Based upon his review, the settlement officer noted that the installment agreement proposed by petitioner would not be sufficient to pay off petitioner's outstanding tax liabilities within the applicable periods of limitation. After reviewing petitioner's financial situation, the settlement officer also concluded that the installment agreement proposed by petitioner did not accurately represent petitioner's ability to pay. We do not substitute our judgment for the settlement officer's on such matters. See Murphy v. Commissioner , 125 T.C. 301, 320 (2005), affd. 469 F.3d 27 (1st Cir. 2006). Whether we agree or disagree on the point is unimportant. It can hardly be said the settlement officer's conclusion was in any way arbitrary, capricious, or without sound basis in fact. Respondent's refusal to accept the installment agreement proposed by petitioner during the section 6320 administrative hearing was not an abuse of discretion.

At the section 6320(c) administrative hearing, petitioner challenged the appropriateness of respondent's proposed collection activity and offered a collection alternative. See sec. 6330(c)(2)(A)(ii) and (iii). The record establishes that the settlement officer took into account petitioner's challenge, considered petitioner's collection alternative, and otherwise proceeded in the manner contemplated by sections 6320 and 6330. Petitioner has not called our attention to any specific provisions of the relevant statutes, regulations, or provisions of the Internal Revenue Manual that the settlement officer has violated or failed to take into account.

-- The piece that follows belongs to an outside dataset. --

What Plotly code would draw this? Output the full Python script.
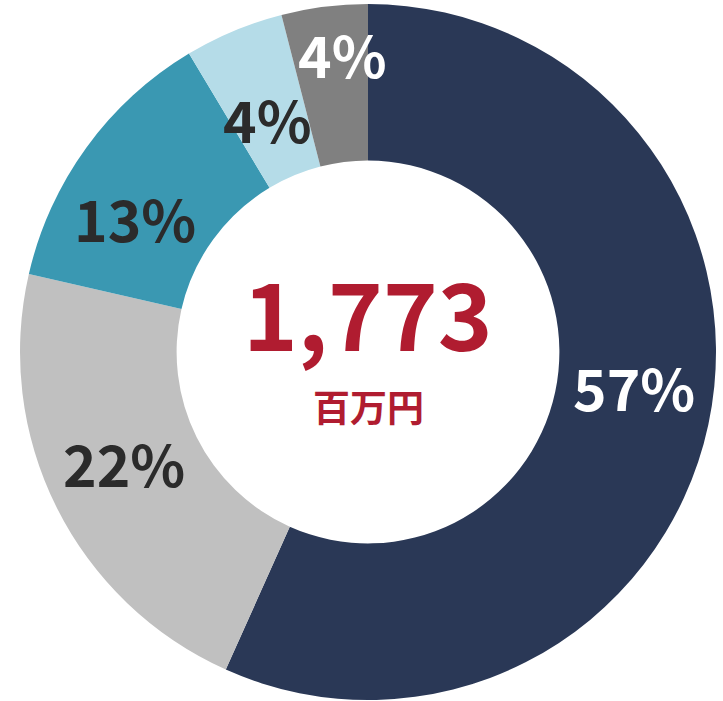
import math
import plotly.graph_objects as go

categories = ["A", "B", "C", "D", "E"]
values = [56.7, 21.9, 12.8, 4.6, 4.0]
labels_text = ["57%", "22%", "13%", "4%", "4%"]
colors = ["#2a3856", "#c0c0c0", "#3a98b2", "#b5dce8", "#808080"]
text_colors = ["#ffffff", "#2b2b2b", "#2b2b2b", "#2b2b2b", "#ffffff"]
total_value = "1,773"
total_unit = "百万円"

# label placement style: radial fraction of outer radius and angular nudge (deg)
label_r = [0.772, 0.778, 0.765, 0.715, 0.844]
label_dang = [-3.6, 1.0, -7.0, -1.2, 2.2]

fig = go.Figure(go.Pie(
    labels=categories,
    values=values,
    textinfo="none",
    hole=0.55,
    sort=False,
    direction="clockwise",
    rotation=0,
    marker=dict(colors=colors, line=dict(width=0)),
    showlegend=False,
    hoverinfo="label+percent",
    domain=dict(x=[0, 1], y=[0, 1]),
))

total = sum(values)
cum = 0.0
for v, t, c, rf, da in zip(values, labels_text, text_colors, label_r, label_dang):
    mid = (cum + v / 2) / total * 360 + da
    cum += v
    th = math.radians(mid)
    fig.add_annotation(
        x=0.5 + 0.5 * rf * math.sin(th), y=0.5 + 0.5 * rf * math.cos(th),
        xref="paper", yref="paper", text=t, showarrow=False,
        xanchor="center", yanchor="middle", yshift=6,
        font=dict(family="Noto Sans CJK JP", size=57, color=c, weight="bold"),
    )

fig.add_annotation(x=0.5, y=0.5, xref="paper", yref="paper", text=total_value,
                   showarrow=False, yshift=42,
                   font=dict(family="Noto Sans CJK JP", size=93, color="#b01c30", weight="bold"))
fig.add_annotation(x=0.5, y=0.5, xref="paper", yref="paper", text=total_unit,
                   showarrow=False, yshift=-54,
                   font=dict(family="Noto Sans CJK JP", size=37, color="#b01c30", weight="bold"))

fig.update_layout(
    width=723, height=701,
    margin=dict(l=20, r=7, t=4, b=1),
    paper_bgcolor="white", plot_bgcolor="white",
)
fig.write_html("out.html", config={"displayModeBar": False},
               post_script="document.body.style.margin='0';")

Considering all of the facts and circumstances, we are satisfied that respondent's determination that the NFTL is an appropriate collection action with respect to petitioner's outstanding tax liabilities is supported in law and in fact. It follows that the determination is not an abuse of discretion, see Freije v. Commissioner , supra , and respondent may proceed with collection as proposed in the above-referenced notice of determination.

To reflect the foregoing,

Decision will be entered for respondent.